Grace has been defined as the unmerited favor of God and if unmerited, then none can claim it as their inalienable right. If grace is unearned and undeserved, then none are entitled to it. If grace is a gift, then none can demand it. Therefore, as salvation is by grace, the free gift of God, then He bestows it on whom He pleases. Because salvation is by grace, the very chief of sinners is not beyond the reach of Divine mercy. Because salvation is by grace, boasting is excluded and God gets all the glory.
The sovereign exercise of grace is illustrated on nearly every page of Scripture. The Gentiles are left to walk in their own ways, while Israel becomes the covenant people of Jehovah. Ishmael the firstborn is cast out comparatively unblessed, while Isaac the son of his parents’ old age is made the child of promise. Esau the generous-hearted and forgiving-spirited is denied the blessing, though he sought it carefully with tears, while the worm Jacob receives the inheritance and is fashioned into a vessel of honor. Even so this truth is shown in the New Testament. Divine truth is hidden from the wise and prudent, but is revealed to babes. The Pharisees and Sadducees are left to go their own way, while the cords of love draw the publicans and harlots.
In a remarkable manner Divine grace was exercised at the time of the Saviour’s birth. The incarnation of God’s Son was one of the greatest events in the history of the universe and yet its actual occurrence was not made known to all mankind; instead, it was specially revealed to the Bethlehem shepherds and wise men of the East. And this was prophetic and indicative of the entire course of this dispensation, because even today Christ is not made known to all.
It would have been an easy matter for God to have sent a company of angels to every nation and announced the birth of His Son.

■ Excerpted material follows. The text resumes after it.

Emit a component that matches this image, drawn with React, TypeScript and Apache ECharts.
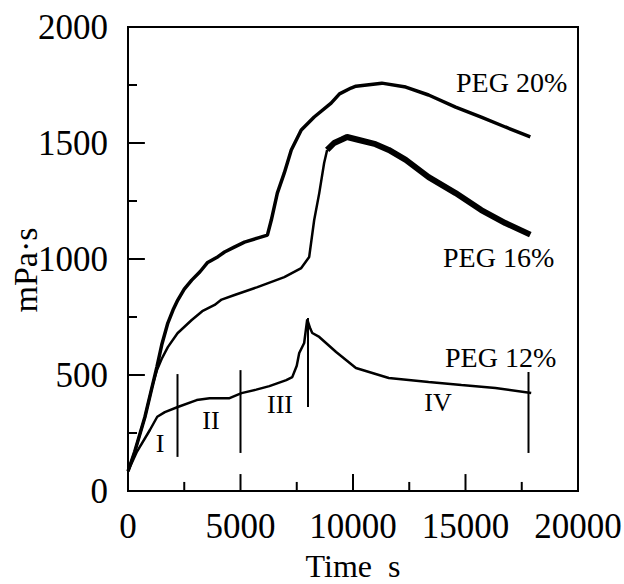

But He did not. God could have readily attracted the attention of all mankind to the "star;" but He did not. Why? Because God is sovereign and dispenses His favors as He pleases. Note particularly the two classes to whom the birth of the Saviour was made known, namely, the most unlikely classes—illiterate shepherds and heathen from a far country.
No angel stood before the Sanhedrin and announced the advent of Israel’s Messiah! No "star" appeared unto the scribes and lawyers as they, in their pride and self-righteousness, searched the Scriptures! They searched diligently to find out where He should be born, and yet it was not made known to them when He was actually come. What a display of Divine sovereignty—the illiterate shepherds singled out for peculiar honor and the learned and eminent passed by! And why was the birth of the Saviour revealed to these foreigners and not to those in whose midst He was born? You can see in this a wonderful foreshadowing of God’s dealings with our race throughout the entire Christian dispensation—sovereign in the exercise of His grace, bestowing His favors on whom He pleases, often on the most unlikely and unworthy.
In the light of all of this, why do we still want to believe that we have been granted a free will? It is true that our Father has given us a lot of freedom to do as we see fit but this freedom that He has given us is not without boundries.